By Joel Hall
When shopping for home goods and appliances often required one to travel into the City of Atlanta, Smith Ace Hardware, originally Smith Hardware & Supply Co., gave the people of Forest Park a central place to stop and shop for all their household needs.
Billy T. Smith, the last surviving founder of the Forest Park institution, passed away on Tuesday, Aug. 25, following a battle with prostate cancer. He was 81.
Billy Smith's son, Michael Smith, who spent 40 years working for the hardware store franchise, said his father's store served as an oasis for Forest Park when "there really wasn't much around."
"Small-town businesses were all you had south of Atlanta or really around Atlanta," the younger Smith said. "We were one of the only major mercantile operations in the area. It serviced the city and the community with a wide range of products. We were one of the only General Electrical dealers south of Atlanta in the 1950s. It was the golden age of appliances when nobody had one. We were there to service their needs."
According to friends and family members, Smith Hardware & Supply Co., which was founded in 1947, supplied the Southern Crescent community with wood, building supplies and gardening tools, as well as washing machines, televisions, range ovens and electric blenders.
The store moved twice on Forest Park's Main Street before settling at its final location at 858 Main Street, where the Forest Park Army-Navy Store now stands.
In 1966, Smith Hardware became Smith Ace Hardware. Michael Smith opened a second Smith Ace Hardware, in Riverdale, in 1985 and operated it for 20 years. In 2006, the Forest Park store closed.
Jim Wood, who went to Jones Memorial United Methodist Church with Billy Smith, said the store in Forest Park was a place where many area residents spent their weekends. He said Billy Smith, who ran the shop along with his brothers, J.W. and Mike Smith, treated everyone with genuine kindness.
"You had not spent your weekend if you hadn't gone by Smith Hardware to pick up some item for a home project," Wood said. "They usually had every item of hardware and building material that a homeowner might need. The atmosphere was very friendly and the people you met were your friends and neighbors. He was friendly and polite. It wasn't just 'because I'm running this store.' It was genuine friendliness."
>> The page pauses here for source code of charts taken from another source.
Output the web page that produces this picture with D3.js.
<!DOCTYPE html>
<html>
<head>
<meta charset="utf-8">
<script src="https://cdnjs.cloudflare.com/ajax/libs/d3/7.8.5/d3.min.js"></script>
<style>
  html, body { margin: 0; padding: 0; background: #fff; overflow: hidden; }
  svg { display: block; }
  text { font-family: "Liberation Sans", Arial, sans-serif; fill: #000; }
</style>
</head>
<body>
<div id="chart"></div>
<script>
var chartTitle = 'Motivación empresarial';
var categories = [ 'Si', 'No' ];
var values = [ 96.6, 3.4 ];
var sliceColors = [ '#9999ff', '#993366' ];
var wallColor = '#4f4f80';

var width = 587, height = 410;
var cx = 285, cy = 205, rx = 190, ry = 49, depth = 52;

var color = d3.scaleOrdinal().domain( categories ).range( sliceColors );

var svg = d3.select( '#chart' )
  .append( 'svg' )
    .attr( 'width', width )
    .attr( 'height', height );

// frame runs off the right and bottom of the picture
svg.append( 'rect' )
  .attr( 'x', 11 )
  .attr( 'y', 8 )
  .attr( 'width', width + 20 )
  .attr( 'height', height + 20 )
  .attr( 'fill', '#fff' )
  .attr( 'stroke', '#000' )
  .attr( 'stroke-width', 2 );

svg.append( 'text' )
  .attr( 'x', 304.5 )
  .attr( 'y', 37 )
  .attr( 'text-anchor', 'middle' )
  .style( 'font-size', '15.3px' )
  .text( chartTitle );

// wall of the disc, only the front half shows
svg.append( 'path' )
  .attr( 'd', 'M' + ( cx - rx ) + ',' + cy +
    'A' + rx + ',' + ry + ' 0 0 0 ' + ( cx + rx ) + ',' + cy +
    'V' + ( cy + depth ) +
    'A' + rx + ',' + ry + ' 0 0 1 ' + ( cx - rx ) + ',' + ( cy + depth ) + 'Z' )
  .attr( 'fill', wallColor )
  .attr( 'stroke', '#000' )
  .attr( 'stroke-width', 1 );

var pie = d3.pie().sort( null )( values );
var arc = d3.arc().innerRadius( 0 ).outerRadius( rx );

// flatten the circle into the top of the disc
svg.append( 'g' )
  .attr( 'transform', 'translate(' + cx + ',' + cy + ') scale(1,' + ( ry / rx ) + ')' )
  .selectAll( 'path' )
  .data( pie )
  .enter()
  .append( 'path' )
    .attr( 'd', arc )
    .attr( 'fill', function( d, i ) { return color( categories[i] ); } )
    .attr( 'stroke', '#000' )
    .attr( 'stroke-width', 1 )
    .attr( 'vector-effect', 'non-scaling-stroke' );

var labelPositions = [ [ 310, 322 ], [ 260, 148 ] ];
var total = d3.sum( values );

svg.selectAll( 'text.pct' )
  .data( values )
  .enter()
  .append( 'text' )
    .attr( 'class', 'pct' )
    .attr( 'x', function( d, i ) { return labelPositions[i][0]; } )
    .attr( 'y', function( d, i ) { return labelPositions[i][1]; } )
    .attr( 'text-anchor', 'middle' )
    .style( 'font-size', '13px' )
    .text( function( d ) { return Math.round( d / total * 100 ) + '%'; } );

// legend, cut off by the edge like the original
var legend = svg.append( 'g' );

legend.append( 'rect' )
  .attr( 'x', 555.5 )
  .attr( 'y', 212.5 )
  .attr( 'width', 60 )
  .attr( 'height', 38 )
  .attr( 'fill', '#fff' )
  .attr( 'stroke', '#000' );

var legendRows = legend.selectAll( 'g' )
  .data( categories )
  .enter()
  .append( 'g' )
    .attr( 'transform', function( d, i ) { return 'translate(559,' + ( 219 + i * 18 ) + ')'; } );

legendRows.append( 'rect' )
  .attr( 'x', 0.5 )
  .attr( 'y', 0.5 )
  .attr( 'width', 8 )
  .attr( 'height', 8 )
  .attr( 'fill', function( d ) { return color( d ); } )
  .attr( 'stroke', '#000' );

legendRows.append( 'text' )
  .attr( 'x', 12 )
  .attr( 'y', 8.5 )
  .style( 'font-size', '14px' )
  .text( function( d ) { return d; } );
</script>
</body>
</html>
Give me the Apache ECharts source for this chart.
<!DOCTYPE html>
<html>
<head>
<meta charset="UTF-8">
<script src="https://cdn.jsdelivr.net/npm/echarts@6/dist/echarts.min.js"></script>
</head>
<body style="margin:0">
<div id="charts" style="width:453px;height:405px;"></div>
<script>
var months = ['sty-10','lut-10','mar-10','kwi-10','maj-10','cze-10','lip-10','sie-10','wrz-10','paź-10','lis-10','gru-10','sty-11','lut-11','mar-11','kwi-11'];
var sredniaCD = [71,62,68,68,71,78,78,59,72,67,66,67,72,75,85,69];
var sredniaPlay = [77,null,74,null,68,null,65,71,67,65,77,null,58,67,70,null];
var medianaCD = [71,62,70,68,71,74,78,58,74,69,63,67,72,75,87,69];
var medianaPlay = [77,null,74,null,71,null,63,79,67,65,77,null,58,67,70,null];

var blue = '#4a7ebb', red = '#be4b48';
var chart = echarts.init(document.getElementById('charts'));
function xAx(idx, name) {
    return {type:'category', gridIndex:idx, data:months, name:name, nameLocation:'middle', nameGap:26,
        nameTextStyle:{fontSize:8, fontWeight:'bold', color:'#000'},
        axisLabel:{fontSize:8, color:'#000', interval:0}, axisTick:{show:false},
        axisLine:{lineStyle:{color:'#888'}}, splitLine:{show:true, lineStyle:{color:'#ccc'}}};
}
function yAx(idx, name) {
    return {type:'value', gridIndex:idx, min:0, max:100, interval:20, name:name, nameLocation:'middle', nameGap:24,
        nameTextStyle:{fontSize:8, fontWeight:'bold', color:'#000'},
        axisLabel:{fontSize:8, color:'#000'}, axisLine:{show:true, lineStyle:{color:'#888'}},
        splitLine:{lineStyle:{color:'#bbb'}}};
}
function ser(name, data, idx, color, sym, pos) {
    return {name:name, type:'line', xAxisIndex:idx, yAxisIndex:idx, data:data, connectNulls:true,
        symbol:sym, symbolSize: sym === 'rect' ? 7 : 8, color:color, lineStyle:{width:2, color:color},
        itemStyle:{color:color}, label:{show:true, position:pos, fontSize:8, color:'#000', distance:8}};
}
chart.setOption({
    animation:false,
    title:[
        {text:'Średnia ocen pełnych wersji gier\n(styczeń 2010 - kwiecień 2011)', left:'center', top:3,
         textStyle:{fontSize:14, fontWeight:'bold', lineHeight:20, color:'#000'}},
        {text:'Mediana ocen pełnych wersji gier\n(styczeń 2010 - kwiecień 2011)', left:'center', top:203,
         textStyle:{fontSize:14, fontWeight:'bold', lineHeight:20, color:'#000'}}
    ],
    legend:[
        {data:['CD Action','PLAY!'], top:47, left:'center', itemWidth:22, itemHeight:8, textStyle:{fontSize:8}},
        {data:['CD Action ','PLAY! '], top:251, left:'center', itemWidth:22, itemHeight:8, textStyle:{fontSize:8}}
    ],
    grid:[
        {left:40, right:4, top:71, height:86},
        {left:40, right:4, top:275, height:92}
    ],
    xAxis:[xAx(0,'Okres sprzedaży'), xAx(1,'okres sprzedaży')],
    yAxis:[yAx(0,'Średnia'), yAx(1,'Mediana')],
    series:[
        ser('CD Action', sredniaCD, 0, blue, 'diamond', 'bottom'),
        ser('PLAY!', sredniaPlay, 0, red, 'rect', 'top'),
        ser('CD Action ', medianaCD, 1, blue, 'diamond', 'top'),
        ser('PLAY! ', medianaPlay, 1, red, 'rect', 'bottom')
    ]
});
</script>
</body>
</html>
Cheryl Lee, Billy Smith's daughter, worked part time in her father's store throughout high school. Lee, a retired pharmacist, said her father knew the store inside and out.
"He was always brilliant with numbers," she said. "The hardware store had thousands of six-digit SKU numbers. He knew many of them by heart and it blew people away. Inventory control before the computer was done in his head. He could remember how many he had of this and that."
To Billy Smith, according to family members, family was paramount. His father passed away when he was 15. Upon graduating from Forest Park High School, he turned down a full scholarship to the Georgia Institute of Technology to take care of his mother. After being drafted to serve in the Korean War and serving in Ethiopia as a part of the Army Signal Corps, he came back to Forest Park to operate the store with his two brothers, who are now deceased.
In addition to family, God was central to his life. According Lee, his shop was always closed on Sundays. Billy Smith was an involved member of Jones Memorial United Methodist Church and played a key role overseeing the church's move from Forest Parkway in Forest Park to a new sanctuary on Phillips Drive in Morrow.
According to Agnes Martin, who in April retired as the church's secretary after 40 years, Billy Smith was not only vital to the growth of the church, but to the growth of the city itself.
"Billy served on just about every ministry that was created over there," Martin said. "He was a part of the committee that drew up the plans for the new church. We moved there in 1980. He sold us everything we had to buy over there at a discounted price. He was generous to a fault.
"The Smiths were like the Kennedys of Forest Park," Martin added. "They were that important to the city. They were intensively vital to the growth of Forest Park."